══ Excerpted data
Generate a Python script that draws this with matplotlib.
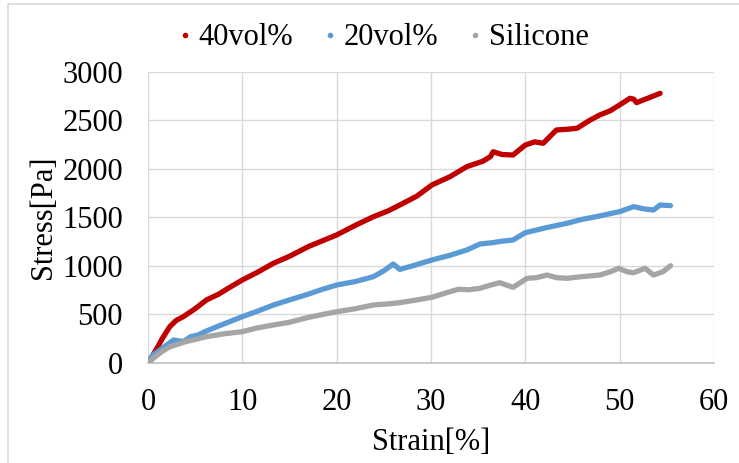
import matplotlib.pyplot as plt
from matplotlib.patches import Rectangle

plt.rcParams['font.family'] = ['Liberation Serif', 'DejaVu Serif']

# strain [%] / stress [Pa] readings for each sample
strain_40 = [0, 0.5, 1.0, 1.5, 2.3, 3.0, 3.75, 5.0, 6.2, 7.5, 8.5, 10, 11.5, 13.3, 15, 17, 18.5,
             20, 22, 23.9, 25.5, 26.7, 28.5, 30.1, 32, 33.8, 35.5, 36.3, 36.6, 37.5, 38.7, 40,
             41.0, 41.9, 43.3, 44.5, 45.5, 46.8, 47.9, 49.0, 50, 51.1, 51.5, 51.8, 53.0, 54.3]
stress_40 = [0, 80, 160, 250, 374, 440, 478, 560, 650, 710, 770, 856, 930, 1028, 1100, 1200, 1260,
             1320, 1420, 1508, 1570, 1629, 1720, 1835, 1920, 2024, 2080, 2127, 2178, 2150, 2144, 2247,
             2280, 2265, 2402, 2410, 2420, 2500, 2557, 2600, 2660, 2729, 2720, 2684, 2730, 2780]

strain_20 = [0, 0.5, 1.5, 2.7, 3.75, 4.5, 5.3, 6.2, 7.3, 8.5, 10, 11.5, 13.3, 15, 17, 18.5, 20,
             22, 23.9, 25.0, 26, 26.7, 28, 30.1, 32, 33.8, 35.2, 36.5, 37.5, 38.7, 40, 42, 44.4,
             46, 47.9, 49, 50, 51.5, 52.5, 53.6, 54.3, 55.4]
stress_20 = [0, 82, 150, 237, 220, 270, 289, 330, 374, 420, 478, 530, 598, 650, 710, 760, 804,
             840, 890, 950, 1020, 965, 1000, 1062, 1110, 1165, 1227, 1240, 1255, 1268, 1343, 1390, 1440,
             1480, 1516, 1540, 1560, 1612, 1590, 1577, 1629, 1622]

strain_si = [0, 0.7, 1.5, 2.33, 4.0, 6.2, 8.0, 10, 11.5, 13.3, 15, 17, 18.5, 20, 22, 23.9, 25.5,
             26.7, 28.5, 30.1, 31.5, 32.9, 34, 35.2, 36.2, 37.3, 38.7, 40.2, 41.2, 42.3, 43.3, 44.4,
             46, 47.9, 49.0, 49.9, 50.8, 51.5, 52.7, 53.6, 54.6, 55.4]
stress_si = [0, 60, 120, 168, 220, 271, 300, 323, 360, 392, 420, 470, 500, 529, 560, 598, 610,
             622, 650, 677, 720, 760, 755, 770, 800, 828, 780, 873, 880, 907, 880, 873,
             890, 907, 940, 976, 940, 931, 976, 907, 941, 1003]

series = [
    ('40vol%', strain_40, stress_40, '#c00000'),
    ('20vol%', strain_20, stress_20, '#5b9bd5'),
    ('Silicone', strain_si, stress_si, '#a5a5a5'),
]

fig = plt.figure(figsize=(7.39, 4.63), dpi=100)
ax = fig.add_axes([0.2003, 0.216, 0.7657, 0.6285])

for name, x, y, c in series:
    ax.plot(x, y, color=c, lw=3.8, solid_joinstyle='round', solid_capstyle='round', zorder=3)
    ax.plot([], [], ls='none', marker='o', ms=3, color=c, label=name)

ax.set_xlim(0, 60)
ax.set_ylim(0, 3000)
ax.set_xticks(range(0, 61, 10))
ax.set_yticks(range(0, 3001, 500))
ax.grid(True, color='#d9d9d9', lw=1)
ax.set_axisbelow(True)
for s in ['top', 'right', 'left']:
    ax.spines[s].set_visible(False)
ax.spines['bottom'].set_color('#bfbfbf')
ax.spines['bottom'].set_linewidth(1.2)
ax.tick_params(length=0, labelsize=22)
ax.tick_params(axis='x', pad=18)
ax.tick_params(axis='y', pad=18)

ax.set_xlabel('Strain[%]', fontsize=22, labelpad=8)
ax.set_ylabel('Stress[Pa]', fontsize=22, labelpad=3)

fig.legend(loc='center', bbox_to_anchor=(0.518, 0.918), ncol=3, frameon=False,
           fontsize=22, handlelength=0.5, handletextpad=0.2, columnspacing=0.95)

# outer chart frame
fig.patches.append(Rectangle((8 / 739, -0.05), 1.1, 1.05 - 4 / 463, transform=fig.transFigure,
                             fill=False, edgecolor='#d9d9d9', lw=1.2))

fig.savefig('out.png', dpi=100)
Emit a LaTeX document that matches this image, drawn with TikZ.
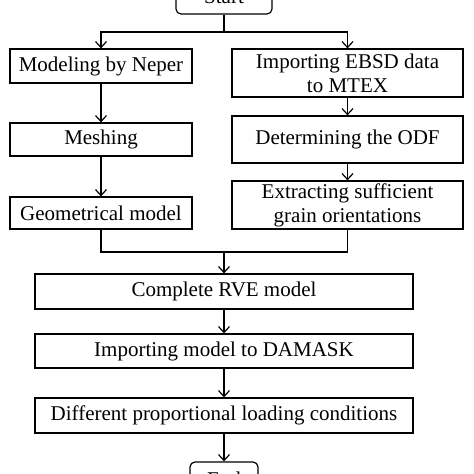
\documentclass[tikz,border=0pt]{standalone}
\usepackage{fontspec}
\setmainfont{Liberation Serif}
\usetikzlibrary{arrows.meta}

\tikzset{
  stepbox/.style={draw, line width=1.2pt, inner sep=0pt, align=center, font=\fontsize{21}{24}\selectfont},
  termbox/.style={stepbox, rounded corners=5pt, minimum width=96pt, minimum height=34pt},
  flow/.style={line width=1.2pt, -{Straight Barb[length=6pt,width=11pt,line width=1.2pt]}},
  link/.style={line width=1.2pt}
}

\begin{document}
\begin{tikzpicture}[x=1pt, y=-1pt]
\useasboundingbox (0,0) rectangle (474,474);
\node[termbox] (start) at (224,-3) {Start};
\node[stepbox, minimum width=182pt, minimum height=34pt] (neper) at (101,66) {Modeling by Neper};
\node[stepbox, minimum width=231pt, minimum height=48pt] (ebsd) at (347.5,73) {Importing EBSD data\\to MTEX};
\node[stepbox, minimum width=182pt, minimum height=33pt] (mesh) at (101,139.5) {Meshing};
\node[stepbox, minimum width=231pt, minimum height=47pt] (odf) at (347.5,139.5) {Determining the ODF};
\node[stepbox, minimum width=182pt, minimum height=32pt] (geom) at (101,213) {Geometrical model};
\node[stepbox, minimum width=231pt, minimum height=48pt] (extract) at (347.5,205) {Extracting sufficient\\grain orientations};
\node[stepbox, minimum width=378pt, minimum height=35pt] (rve) at (224,291.5) {Complete RVE model};
\node[stepbox, minimum width=378pt, minimum height=34pt] (damask) at (224,351) {Importing model to DAMASK};
\node[stepbox, minimum width=378pt, minimum height=35pt] (load) at (224,415.5) {Different proportional loading conditions};
\node[termbox, minimum width=68pt] (end) at (224,479) {End};
\coordinate (split) at (224,32);
\coordinate (join) at (224,252);
% branch out
\draw[link] (start) -- (split);
\draw[flow] (split) -| (neper);
\draw[flow] (split) -| (ebsd);
\draw[flow] (neper) -- (mesh);
\draw[flow] (mesh) -- (geom);
\draw[flow] (ebsd) -- (odf);
\draw[flow] (odf) -- (extract);
% merge
\draw[link] (geom) |- (join);
\draw[link] (extract) |- (join);
\draw[flow] (join) -- (rve);
\draw[flow] (rve) -- (damask);
\draw[flow] (damask) -- (load);
\draw[flow] (load) -- (end);
\end{tikzpicture}
\end{document}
════
§ Task
Repeat only the lines between the start of the data and the line with "plt.rcParams['font.family'] = ['Liberation", including those two lines, and skip the pictures.

§ Response to the exercise
Generate a Python script that draws this with matplotlib.
import matplotlib.pyplot as plt
from matplotlib.patches import Rectangle

plt.rcParams['font.family'] = ['Liberation Serif', 'DejaVu Serif']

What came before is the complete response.